--- Begin ---

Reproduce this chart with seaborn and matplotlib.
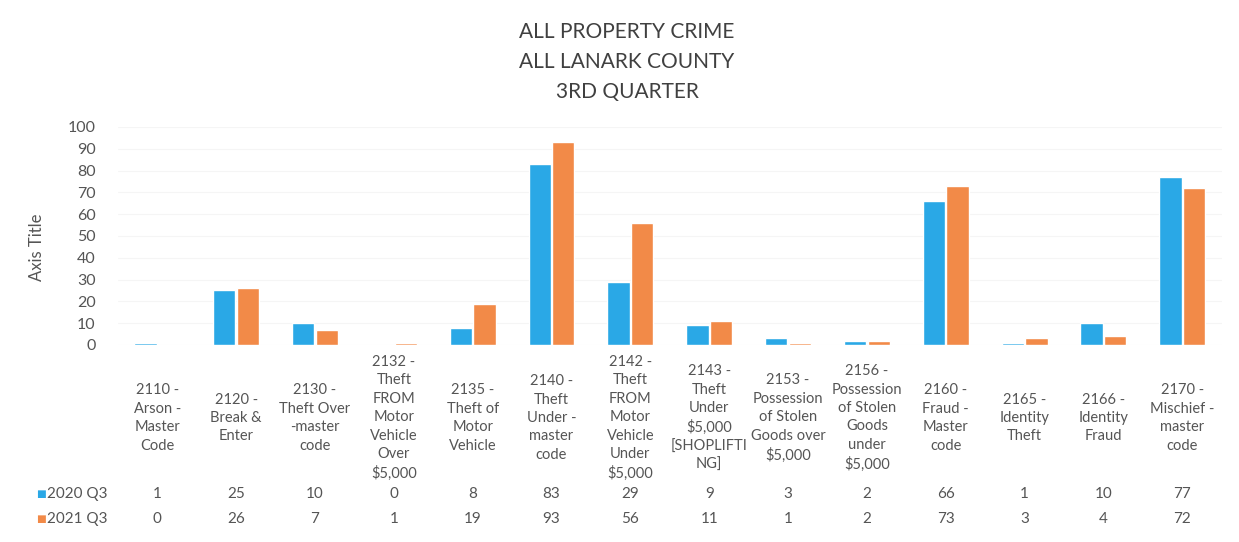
import matplotlib
matplotlib.use("Agg")
import matplotlib.pyplot as plt
import matplotlib.transforms as mtransforms
import pandas as pd
import seaborn as sns

categories = [
    "2110 -\nArson -\nMaster\nCode",
    "2120 -\nBreak &\nEnter",
    "2130 -\nTheft Over\n-master\ncode",
    "2132 -\nTheft\nFROM\nMotor\nVehicle\nOver\n$5,000",
    "2135 -\nTheft of\nMotor\nVehicle",
    "2140 -\nTheft\nUnder -\nmaster\ncode",
    "2142 -\nTheft\nFROM\nMotor\nVehicle\nUnder\n$5,000",
    "2143 -\nTheft\nUnder\n$5,000\n[SHOPLIFTI\nNG]",
    "2153 -\nPossession\nof Stolen\nGoods over\n$5,000",
    "2156 -\nPossession\nof Stolen\nGoods\nunder\n$5,000",
    "2160 -\nFraud -\nMaster\ncode",
    "2165 -\nIdentity\nTheft",
    "2166 -\nIdentity\nFraud",
    "2170 -\nMischief -\nmaster\ncode",
]
q3_2020 = [1, 25, 10, 0, 8, 83, 29, 9, 3, 2, 66, 1, 10, 77]
q3_2021 = [0, 26, 7, 1, 19, 93, 56, 11, 1, 2, 73, 3, 4, 72]
series = ["2020 Q3", "2021 Q3"]
colors = ["#2AA8E6", "#F28A48"]

df = pd.DataFrame({
    "category": categories * 2,
    "count": q3_2020 + q3_2021,
    "series": [series[0]] * len(categories) + [series[1]] * len(categories),
})

sns.set_theme(style="white")
plt.rcParams["font.family"] = ["Lato", "DejaVu Sans"]
TXT = "#555555"

fig = plt.figure(figsize=(12.39, 5.42), dpi=100)
ax = fig.add_axes([0.0952, 0.3635, 0.8908, 0.4022])

sns.barplot(data=df, x="category", y="count", hue="series", palette=colors,
            width=0.6, gap=0.06, ax=ax, legend=False, saturation=1)

ax.set_ylim(0, 100)
ax.set_xlim(-0.5, len(categories) - 0.5)
ax.set_yticks(range(0, 101, 10))
ax.yaxis.grid(True, color="#f5f5f5", lw=0.8)
ax.set_axisbelow(True)
ax.tick_params(axis="y", length=0, labelsize=11.5, labelcolor=TXT, pad=16)
ax.set_xticks([])
ax.set_xlabel("")
ax.set_ylabel("Axis Title", fontsize=12, color=TXT)
ax.yaxis.set_label_coords(-0.066, 0.45)
for s in ax.spines.values():
    s.set_visible(False)

# data table below the axes
trans = mtransforms.blended_transform_factory(ax.transData, fig.transFigure)
for i, cat in enumerate(categories):
    ax.text(i, 1 - 418 / 542, cat, transform=trans, ha="center", va="center",
            fontsize=10.5, color=TXT, linespacing=1.4)
    ax.text(i, 1 - 494 / 542, str(q3_2020[i]), transform=trans, ha="center",
            va="center", fontsize=11, color=TXT)
    ax.text(i, 1 - 519 / 542, str(q3_2021[i]), transform=trans, ha="center",
            va="center", fontsize=11, color=TXT)

for row, (name, col) in enumerate(zip(series, colors)):
    y = 1 - (494 + 25 * row) / 542
    fig.text(36 / 1239, y, "\u25A0", color=col, fontsize=7.5, ha="left", va="center",
             family=["DejaVu Sans"])
    fig.text(47 / 1239, y, name, color=TXT, fontsize=11, ha="left", va="center")

fig.text(627 / 1239, 1 - 62 / 542, "ALL PROPERTY CRIME\nALL LANARK COUNTY\n3RD QUARTER",
         ha="center", va="center", fontsize=15, color="#404040", linespacing=1.6)

fig.savefig("out.png", dpi=100)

--- End ---

EXERCISE DIRECTIONS - The lines from the top of the data above through the one holding "import seaborn as sns" are to be repeated exactly, and only those, with no pictures.

RESPONSE TO THIS EXERCISE -
Reproduce this chart with seaborn and matplotlib.
import matplotlib
matplotlib.use("Agg")
import matplotlib.pyplot as plt
import matplotlib.transforms as mtransforms
import pandas as pd
import seaborn as sns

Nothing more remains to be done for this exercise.